Another blind spot: the seasonal factor. Everyone is citing the end of tax season as a bullish tailwind. That's partially true—people have more cash to deploy. But the effect is already baked. May 1st was the bounce. Now it's May 6th. The incremental buyer is already in. Where is the new money coming from? Not from ETFs—those have seen net outflows the past week. Not from stablecoin issuance—supply is flat. The recovery is built on repositioning, not fresh capital.

T check.


Takeaway: What to Watch, How to Navigate

This week isn't about being bullish or bearish. It's about respecting the expiration mechanics.

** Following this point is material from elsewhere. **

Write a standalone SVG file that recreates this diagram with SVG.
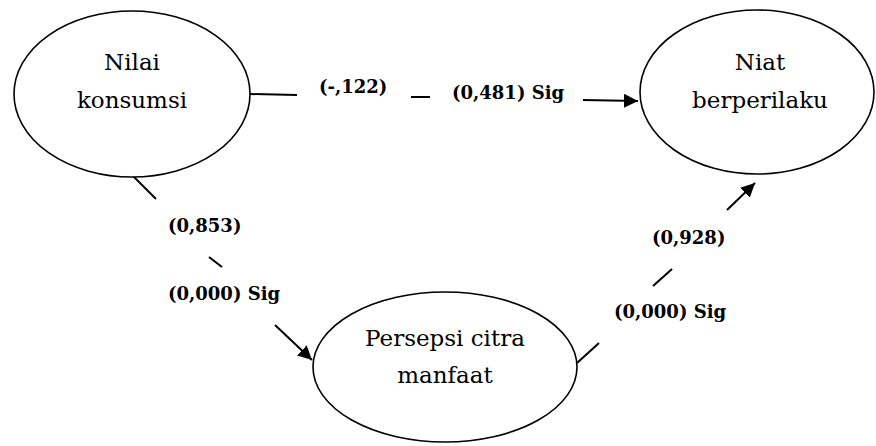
<svg xmlns="http://www.w3.org/2000/svg" width="876" height="446" viewBox="0 0 876 446">
<style>
.node{fill:#fff;stroke:#000;stroke-width:1.6}
.nt{font-family:'DejaVu Serif',serif;font-size:23px;fill:#000;text-anchor:middle}
.lbl{font-family:'DejaVu Serif',serif;font-size:18px;font-weight:bold;fill:#000}
.ln{stroke:#000;stroke-width:2;fill:none}
</style>
<defs>
<marker id="ah" viewBox="0 0 10 10" refX="10" refY="5" markerWidth="7" markerHeight="7" markerUnits="strokeWidth" orient="auto">
<path d="M0,0 L10,5 L0,10 z" fill="#000"/>
</marker>
</defs>
<rect width="876" height="446" fill="#fff"/>
<g id="connectors">
<line class="ln" x1="250" y1="94" x2="297" y2="95"/>
<line class="ln" x1="411" y1="97" x2="430" y2="97"/>
<line class="ln" x1="583" y1="100" x2="638" y2="101" marker-end="url(#ah)"/>
<line class="ln" x1="133" y1="176" x2="156" y2="199"/>
<line class="ln" x1="209" y1="257" x2="222" y2="267"/>
<line class="ln" x1="275" y1="325" x2="312" y2="360" marker-end="url(#ah)"/>
<line class="ln" x1="577" y1="363" x2="599" y2="343"/>
<line class="ln" x1="653" y1="286" x2="672" y2="269"/>
<line class="ln" x1="727" y1="210" x2="755" y2="183" marker-end="url(#ah)"/>
</g>
<g id="labels">
<text class="lbl" x="319" y="93">(-,122)</text>
<text class="lbl" x="452" y="99">(0,481) Sig</text>
<text class="lbl" x="168" y="232">(0,853)</text>
<text class="lbl" x="168" y="300">(0,000) Sig</text>
<text class="lbl" x="652" y="244">(0,928)</text>
<text class="lbl" x="614" y="318">(0,000) Sig</text>
</g>
<g id="nilai">
<ellipse class="node" cx="132" cy="94" rx="118" ry="83"/>
<text class="nt" x="132" y="70">Nilai</text>
<text class="nt" x="132" y="108">konsumsi</text>
</g>
<g id="niat">
<ellipse class="node" cx="757" cy="92" rx="117" ry="82"/>
<text class="nt" x="760" y="70">Niat</text>
<text class="nt" x="760" y="108">berperilaku</text>
</g>
<g id="persepsi">
<ellipse class="node" cx="445" cy="367" rx="132" ry="75"/>
<text class="nt" x="445" y="346">Persepsi citra</text>
<text class="nt" x="445" y="383">manfaat</text>
</g>
</svg>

The market will likely chop around Max Pain until Wednesday's CPI, then attempt a breakout that gets capped by Friday's settlement. The real move—if any—will come next week, after the options have cleared.

For traders: avoid high leverage between Wednesday and Friday. Use spreads if you must. For long-term holders: this noise doesn't matter. But if you're itching to trade, watch the $66K level on BTC. A close below that on Friday invalidates the seasonal bounce narrative. A close above $67.5K would be a genuine breakout—but I'd need to see volume and open interest decline to confirm it's not just a Max Pain deviation.

My personal play? I'm sitting on my hands. I've been in this circus since 2017. Every macro test eventually resolves into a breakout or breakdown, but the path is always messier than the headlines suggest. Let the options expire. Let the volatility settle. Then we'll see who's swimming naked.

Pump, dump, debug. Repeat.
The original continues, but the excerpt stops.